Der Formulierungs- und Umsetzungsprozess der Fauna-Flora-Habitat-Richtlinie, die gemeinsam mit der Vogelschutzrichtlinie das Kernstück europäischer Naturschutzpolitik ist, steht im Fokus unseres interdisziplinären Forschungsprojekts. Als natur- und raumbezogenes normatives Regelwerk, das von der europäischen bis zur lokalen Ebene eine Vielzahl von Akteuren in den politischen Entscheidungsprozess einbindet, eignet sie sich in besonderem Maße zur Analyse aus geographischer und politik-wissenschaftlicher Perspektive:

Innerhalb der Geographie stellen ‚Raum' und ‚Natur' traditionelle Schlüsselbegriffe dar, deren Verständnis sich in jüngerer Zeit in starkem Wandel befindet. Das Agieren des Menschen im ‚Raum' und der menschliche Umgang mit ‚Natur' wird nicht mehr auf physisch-materielle Komponenten beschränkt. Vielmehr kommt subjektiven Perzeptionen, ‚Konstruktionen' und den damit einhergehenden Kommuni-kationsstrategien eine entscheidende Rolle zu. In ähnlicher Weise wird in der politikwissenschaftlichen Debatte seit der ‚konstruktivistischen Wende' die Existenz objektiv gegebener handlungsleitender Interessen in Frage gestellt und in zunehmendem Maße der Einfluss von normativen Ideen- und Überzeugungssystemen auf Politikgestaltung untersucht. Die Zusammenführung dieser beiden konstrukti-vistischen Perspektiven und die Nutzbarmachung für die Analyse politischer Entscheidungsstrukturen im europäischen Mehrebenensystem stellt die zentrale Aufgabe des Forschungsprojektes dar.

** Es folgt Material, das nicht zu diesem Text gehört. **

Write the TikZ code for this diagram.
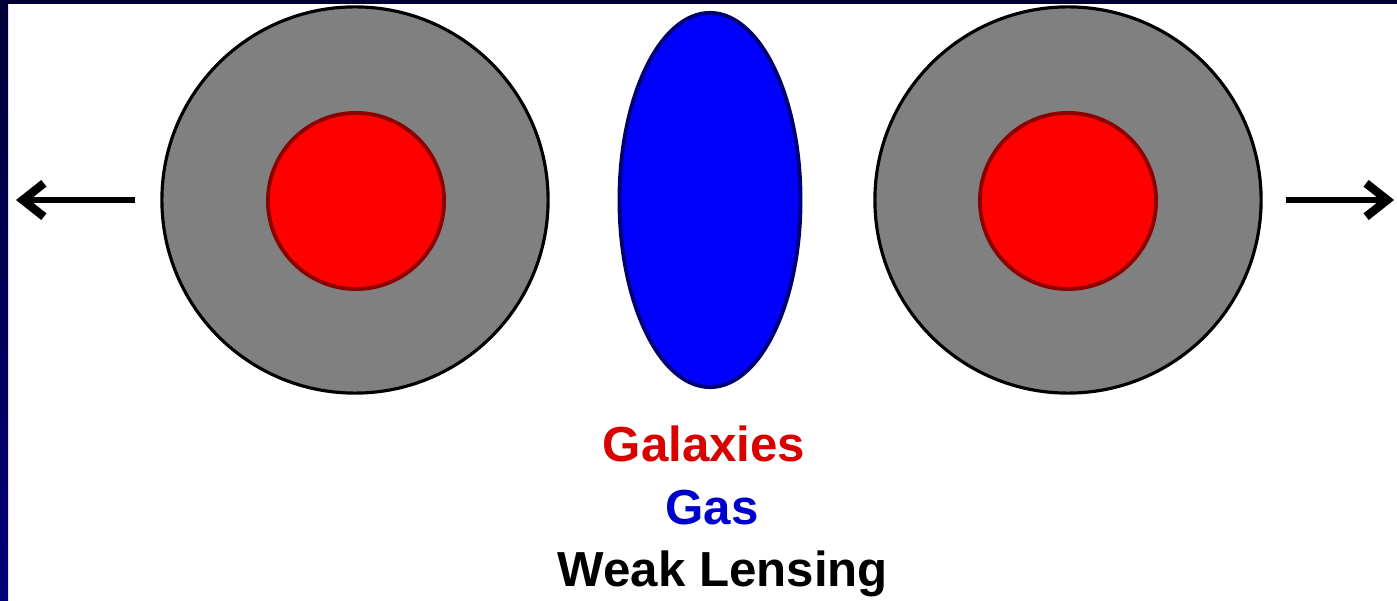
\documentclass[tikz,border=0pt]{standalone}
\usepackage{fontspec}
\setmainfont{Liberation Sans}
\usetikzlibrary{arrows.meta,positioning}
\definecolor{frameblue}{RGB}{0,0,120}
\definecolor{framedark}{RGB}{0,0,55}
\definecolor{halogray}{RGB}{128,128,128}
\definecolor{galred}{RGB}{255,0,0}
\definecolor{gasblue}{RGB}{0,0,255}
\tikzset{
  halo/.style={circle,draw=black,line width=0.9pt,fill=halogray,minimum size=3.86cm,inner sep=0pt},
  core/.style={circle,draw=galred!55!black,line width=1.1pt,fill=galred,minimum size=1.76cm,inner sep=0pt},
  gas/.style={ellipse,draw=gasblue!45!black,line width=1.1pt,fill=gasblue,minimum width=1.81cm,minimum height=3.74cm,inner sep=0pt},
  legend/.style={font=\fontsize{14}{16}\selectfont\bfseries,anchor=base,inner sep=0pt},
  motion/.style={line width=1.6pt,-{Straight Barb[length=6pt,width=9.5pt,line width=2.4pt]}}
}
\usetikzlibrary{shapes.geometric}
\begin{document}
\begin{tikzpicture}[x=0.01cm,y=0.01cm]
  \useasboundingbox (0,0) rectangle (1397,600);
  % frame
  \fill[white] (0,0) rectangle (1397,600);
  \shade[top color=framedark,bottom color=frameblue] (0,0) rectangle (8,600);
  \fill[framedark] (0,596) rectangle (1397,600);
  % clusters
  \node[halo] (haloL) at (355,400) {};
  \node[core] (coreL) at (356,399) {};
  \node[gas] (gas) at (710,400) {};
  \node[halo] (haloR) at (1068,400) {};
  \node[core] (coreR) at (1068,399) {};
  % motion
  \coordinate (tipL) at (16,400);
  \coordinate (tipR) at (1394,400);
  \draw[motion,shorten <=0.25cm] (haloL.west) -- (tipL);
  \draw[motion,shorten <=0.23cm] (haloR.east) -- (tipR);
  % legend
  \node[legend,text=galred!85!black] (lgal) at (704,138) {Galaxies};
  \node[legend,text=gasblue!80!black] (lgas) at (712,75) {Gas};
  \node[legend,text=black] (llens) at (723,13) {Weak Lensing};
\end{tikzpicture}
\end{document}
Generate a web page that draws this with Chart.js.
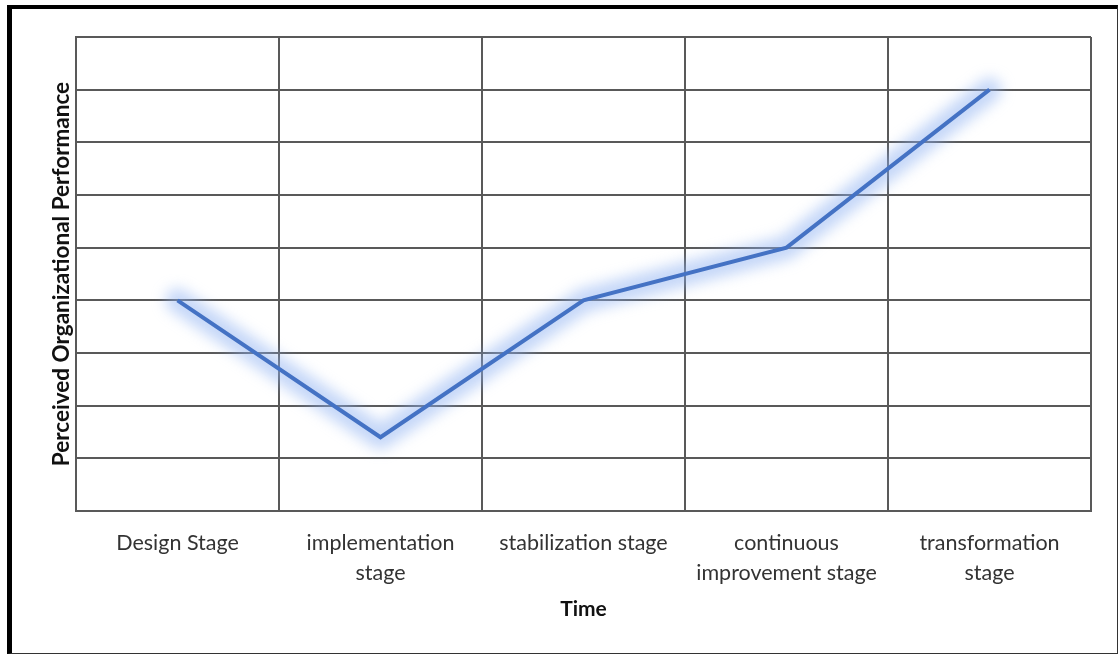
<!DOCTYPE html>
<html>
<head>
<meta charset="utf-8">
<script src="https://cdn.jsdelivr.net/npm/chart.js@4.4.1/dist/chart.umd.min.js"></script>
<style>
  html, body { margin: 0; padding: 0; background: #fff; }
  #wrap { position: relative; width: 1119px; height: 655px; overflow: hidden; }
  #frame {
    position: absolute; left: 7px; top: 5px; right: 1px; bottom: 1px;
    border-left: 5px solid #000; border-top: 4px solid #000;
    border-right: 1px solid #333; border-bottom: 1px solid #333;
    box-sizing: border-box; pointer-events: none;
  }
  canvas { position: absolute; left: 0; top: 0; }
</style>
</head>
<body>
<div id="wrap">
  <canvas id="chart" width="1119" height="655"></canvas>
  <div id="frame"></div>
</div>
<script>
// Stages along the time axis
const stages = [
  'Design Stage',
  ['implementation', 'stage'],
  'stabilization stage',
  ['continuous', 'improvement stage'],
  ['transformation', 'stage']
];
// Perceived performance level at each stage
const performance = [4, 1.4, 4, 5, 8];
const yMin = 0;
const yMax = 9;

const FONT = 'Lato, "Open Sans", sans-serif';

// Soft blue glow under the line, traced through the points the line controller placed
const glow = {
  id: 'glow',
  beforeDatasetDraw(chart, args) {
    const pts = args.meta.data;
    if (!pts.length) return;
    const ctx = chart.ctx;
    ctx.save();
    ctx.filter = 'blur(7px)';
    ctx.strokeStyle = 'rgba(140,175,242,0.5)';
    ctx.lineWidth = 24;
    ctx.lineJoin = 'round';
    ctx.lineCap = 'round';
    ctx.beginPath();
    pts.forEach((p, i) => (i ? ctx.lineTo(p.x, p.y) : ctx.moveTo(p.x, p.y)));
    ctx.stroke();
    ctx.restore();
  }
};

new Chart(document.getElementById('chart'), {
  type: 'line',
  data: {
    labels: stages,
    datasets: [{
      data: performance,
      borderColor: '#4472C4',
      borderWidth: 4,
      pointRadius: 0,
      tension: 0,
      borderJoinStyle: 'miter'
    }]
  },
  options: {
    responsive: false,
    animation: false,
    events: [],
    layout: { padding: { left: 48, right: 28, top: 37, bottom: 0 } },
    plugins: { legend: { display: false }, tooltip: { enabled: false } },
    scales: {
      x: {
        offset: true,
        grid: { offset: true, color: '#595959', lineWidth: 2, drawTicks: false },
        border: { color: '#595959', width: 2 },
        ticks: {
          color: '#333',
          font: { family: FONT, size: 21.5, lineHeight: 1.4 },
          padding: 17,
          maxRotation: 0,
          autoSkip: false
        },
        title: {
          display: true,
          text: 'Time',
          color: '#111',
          font: { family: FONT, size: 21, weight: 'bold' },
          padding: { top: 0, bottom: 33 }
        },
        afterFit(scale) { scale.height = 144; }
      },
      y: {
        min: yMin,
        max: yMax,
        grid: { color: '#595959', lineWidth: 2, drawTicks: false },
        border: { color: '#595959', width: 2 },
        ticks: { stepSize: 1, display: false },
        title: {
          display: true,
          text: 'Perceived Organizational Performance',
          color: '#111',
          font: { family: FONT, size: 22.5, weight: 'bold' },
          padding: 0
        },
        afterFit(scale) { scale.width = 28; }
      }
    }
  },
  plugins: [glow]
});
</script>
</body>
</html>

Der FFH-Prozess und insbesondere die von den Bundesländern zu treffende Auswahl der zu schützenden Gebiete geht mit vielfältigen Konflikten einher, die u.a. den divergierenden Perspektiven der Akteure aus so unterschiedlichen gesellschaftlichen Teilbereichen wie dem verbandlichen Naturschutz, der Agrarwirtschaft, der kommunalen Bauleitplanung oder auch dem Natursport geschuldet sind. Mit einem besonderen Schwerpunkt auf der Umsetzungsproblematik in Nordrhein-Westfalen wird der sich über mehrere Ebene erstreckende Implementationsprozess rekonstruiert und analysiert. Zum einen werden dabei die Handlungs- und Interaktionsmuster der relevanten (staatlichen, zivilgesellschaftlichen, ökonomischen) Akteure erfasst, wobei institutionell bedingte Pfadabhängigkeiten und Strukturen von Policy-Netzwerken aufzudecken sind. Zum andern werden diskursive Muster herausgearbeitet, derer sich politische Akteure bewusst und strategisch oder auch unbewusst bedienen. Hier wird danach zu fragen sein, welche Raum- und Naturbilder mit welchen Nutzungsinteressen verknüpft und anhand welcher ‚story-lines' sie etabliert werden. Die Rekonstruktion naturbezogener Raumbilder sowie die Analyse ihrer Relevanz im Politikprozess wirft die Frage auf, inwieweit diese zyklischen Entwicklungen im Sinne einer ‚Biographie' unterworfen sind. Des Weiteren stellt sich die Frage, welche Konsequenzen die ausgehandelte Raum- und Naturkonzepte in Bezug auf materielle und soziale Verwertungsmöglichkeiten haben.

Insgesamt verfolgt dieses Projekt somit zwei Ziele:  Zunächst wird aus konstruktivistischer Perspektive die Existenz und Relevanz der diskursiven Kategorien ‚Raum' und ‚Natur' im politischen Entscheidungs-prozess rekonstruiert. Neben diesem konzeptionellen Erkenntnisinteresse zielt das Projekt zugleich darauf ab, auf einer anwendungsbezogenen Ebene die Erweiterung der EU-bezogenen Implementations-forschung um den bislang nicht berücksichtigten Faktor der ‚naturbezogenen Raumbilder' empirisch zu prüfen.